Exercise instructions
Repeat the entire listing exactly as written.

Data shown
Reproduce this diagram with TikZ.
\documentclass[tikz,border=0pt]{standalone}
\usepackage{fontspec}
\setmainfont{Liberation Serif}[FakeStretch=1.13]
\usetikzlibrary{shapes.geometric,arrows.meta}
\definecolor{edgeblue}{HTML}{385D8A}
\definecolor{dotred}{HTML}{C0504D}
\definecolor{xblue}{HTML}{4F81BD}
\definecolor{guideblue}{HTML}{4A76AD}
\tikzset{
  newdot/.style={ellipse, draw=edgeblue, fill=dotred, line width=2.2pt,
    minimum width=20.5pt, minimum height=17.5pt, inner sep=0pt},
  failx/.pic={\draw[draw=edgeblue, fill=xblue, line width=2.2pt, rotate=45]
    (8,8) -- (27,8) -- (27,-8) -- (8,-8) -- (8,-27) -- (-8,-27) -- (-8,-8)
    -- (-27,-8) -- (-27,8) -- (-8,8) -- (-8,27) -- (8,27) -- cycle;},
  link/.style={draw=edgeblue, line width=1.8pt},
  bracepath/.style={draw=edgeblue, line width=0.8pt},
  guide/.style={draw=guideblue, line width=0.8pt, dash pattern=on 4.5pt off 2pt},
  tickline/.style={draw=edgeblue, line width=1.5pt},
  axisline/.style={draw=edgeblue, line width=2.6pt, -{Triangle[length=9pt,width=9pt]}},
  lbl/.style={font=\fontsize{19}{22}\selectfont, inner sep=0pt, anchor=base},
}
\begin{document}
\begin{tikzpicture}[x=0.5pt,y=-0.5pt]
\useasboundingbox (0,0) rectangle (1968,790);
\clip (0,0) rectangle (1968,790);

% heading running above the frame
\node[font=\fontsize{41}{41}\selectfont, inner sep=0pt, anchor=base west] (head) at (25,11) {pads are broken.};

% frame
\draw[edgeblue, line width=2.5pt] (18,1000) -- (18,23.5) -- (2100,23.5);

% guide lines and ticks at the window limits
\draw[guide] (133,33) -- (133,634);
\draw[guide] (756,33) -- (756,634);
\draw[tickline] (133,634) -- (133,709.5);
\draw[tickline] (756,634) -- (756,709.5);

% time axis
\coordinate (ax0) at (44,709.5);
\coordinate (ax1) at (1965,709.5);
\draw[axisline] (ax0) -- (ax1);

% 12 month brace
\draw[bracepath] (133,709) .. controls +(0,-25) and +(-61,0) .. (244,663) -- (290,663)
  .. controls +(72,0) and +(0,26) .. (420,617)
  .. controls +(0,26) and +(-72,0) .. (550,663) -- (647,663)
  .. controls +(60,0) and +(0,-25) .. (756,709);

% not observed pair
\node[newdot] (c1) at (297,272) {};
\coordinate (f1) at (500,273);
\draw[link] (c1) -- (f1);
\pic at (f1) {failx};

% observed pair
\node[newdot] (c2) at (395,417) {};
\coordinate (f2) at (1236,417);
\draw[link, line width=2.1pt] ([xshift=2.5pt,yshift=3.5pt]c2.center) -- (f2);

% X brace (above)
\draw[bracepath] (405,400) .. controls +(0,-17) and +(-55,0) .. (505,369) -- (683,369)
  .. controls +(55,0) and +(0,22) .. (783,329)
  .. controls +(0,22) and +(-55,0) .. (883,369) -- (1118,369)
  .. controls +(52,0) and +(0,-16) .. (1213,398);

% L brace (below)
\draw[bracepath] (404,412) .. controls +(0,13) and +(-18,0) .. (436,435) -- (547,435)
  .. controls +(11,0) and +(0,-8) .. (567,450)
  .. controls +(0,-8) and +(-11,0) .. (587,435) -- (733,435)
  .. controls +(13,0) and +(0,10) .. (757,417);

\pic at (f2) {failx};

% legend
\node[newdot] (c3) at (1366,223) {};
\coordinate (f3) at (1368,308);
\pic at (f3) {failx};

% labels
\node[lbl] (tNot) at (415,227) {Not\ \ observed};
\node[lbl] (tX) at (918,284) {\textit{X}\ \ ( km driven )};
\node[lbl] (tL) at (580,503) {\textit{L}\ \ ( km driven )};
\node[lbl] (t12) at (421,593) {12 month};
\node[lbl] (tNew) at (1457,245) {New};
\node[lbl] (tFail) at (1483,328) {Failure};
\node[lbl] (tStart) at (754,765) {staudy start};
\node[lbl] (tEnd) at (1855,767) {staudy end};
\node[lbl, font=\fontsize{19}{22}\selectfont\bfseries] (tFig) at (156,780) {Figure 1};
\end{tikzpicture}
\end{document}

Exercise answer
Reproduce this diagram with TikZ.
\documentclass[tikz,border=0pt]{standalone}
\usepackage{fontspec}
\setmainfont{Liberation Serif}[FakeStretch=1.13]
\usetikzlibrary{shapes.geometric,arrows.meta}
\definecolor{edgeblue}{HTML}{385D8A}
\definecolor{dotred}{HTML}{C0504D}
\definecolor{xblue}{HTML}{4F81BD}
\definecolor{guideblue}{HTML}{4A76AD}
\tikzset{
  newdot/.style={ellipse, draw=edgeblue, fill=dotred, line width=2.2pt,
    minimum width=20.5pt, minimum height=17.5pt, inner sep=0pt},
  failx/.pic={\draw[draw=edgeblue, fill=xblue, line width=2.2pt, rotate=45]
    (8,8) -- (27,8) -- (27,-8) -- (8,-8) -- (8,-27) -- (-8,-27) -- (-8,-8)
    -- (-27,-8) -- (-27,8) -- (-8,8) -- (-8,27) -- (8,27) -- cycle;},
  link/.style={draw=edgeblue, line width=1.8pt},
  bracepath/.style={draw=edgeblue, line width=0.8pt},
  guide/.style={draw=guideblue, line width=0.8pt, dash pattern=on 4.5pt off 2pt},
  tickline/.style={draw=edgeblue, line width=1.5pt},
  axisline/.style={draw=edgeblue, line width=2.6pt, -{Triangle[length=9pt,width=9pt]}},
  lbl/.style={font=\fontsize{19}{22}\selectfont, inner sep=0pt, anchor=base},
}
\begin{document}
\begin{tikzpicture}[x=0.5pt,y=-0.5pt]
\useasboundingbox (0,0) rectangle (1968,790);
\clip (0,0) rectangle (1968,790);

% heading running above the frame
\node[font=\fontsize{41}{41}\selectfont, inner sep=0pt, anchor=base west] (head) at (25,11) {pads are broken.};

% frame
\draw[edgeblue, line width=2.5pt] (18,1000) -- (18,23.5) -- (2100,23.5);

% guide lines and ticks at the window limits
\draw[guide] (133,33) -- (133,634);
\draw[guide] (756,33) -- (756,634);
\draw[tickline] (133,634) -- (133,709.5);
\draw[tickline] (756,634) -- (756,709.5);

% time axis
\coordinate (ax0) at (44,709.5);
\coordinate (ax1) at (1965,709.5);
\draw[axisline] (ax0) -- (ax1);

% 12 month brace
\draw[bracepath] (133,709) .. controls +(0,-25) and +(-61,0) .. (244,663) -- (290,663)
  .. controls +(72,0) and +(0,26) .. (420,617)
  .. controls +(0,26) and +(-72,0) .. (550,663) -- (647,663)
  .. controls +(60,0) and +(0,-25) .. (756,709);

% not observed pair
\node[newdot] (c1) at (297,272) {};
\coordinate (f1) at (500,273);
\draw[link] (c1) -- (f1);
\pic at (f1) {failx};

% observed pair
\node[newdot] (c2) at (395,417) {};
\coordinate (f2) at (1236,417);
\draw[link, line width=2.1pt] ([xshift=2.5pt,yshift=3.5pt]c2.center) -- (f2);

% X brace (above)
\draw[bracepath] (405,400) .. controls +(0,-17) and +(-55,0) .. (505,369) -- (683,369)
  .. controls +(55,0) and +(0,22) .. (783,329)
  .. controls +(0,22) and +(-55,0) .. (883,369) -- (1118,369)
  .. controls +(52,0) and +(0,-16) .. (1213,398);

% L brace (below)
\draw[bracepath] (404,412) .. controls +(0,13) and +(-18,0) .. (436,435) -- (547,435)
  .. controls +(11,0) and +(0,-8) .. (567,450)
  .. controls +(0,-8) and +(-11,0) .. (587,435) -- (733,435)
  .. controls +(13,0) and +(0,10) .. (757,417);

\pic at (f2) {failx};

% legend
\node[newdot] (c3) at (1366,223) {};
\coordinate (f3) at (1368,308);
\pic at (f3) {failx};

% labels
\node[lbl] (tNot) at (415,227) {Not\ \ observed};
\node[lbl] (tX) at (918,284) {\textit{X}\ \ ( km driven )};
\node[lbl] (tL) at (580,503) {\textit{L}\ \ ( km driven )};
\node[lbl] (t12) at (421,593) {12 month};
\node[lbl] (tNew) at (1457,245) {New};
\node[lbl] (tFail) at (1483,328) {Failure};
\node[lbl] (tStart) at (754,765) {staudy start};
\node[lbl] (tEnd) at (1855,767) {staudy end};
\node[lbl, font=\fontsize{19}{22}\selectfont\bfseries] (tFig) at (156,780) {Figure 1};
\end{tikzpicture}
\end{document}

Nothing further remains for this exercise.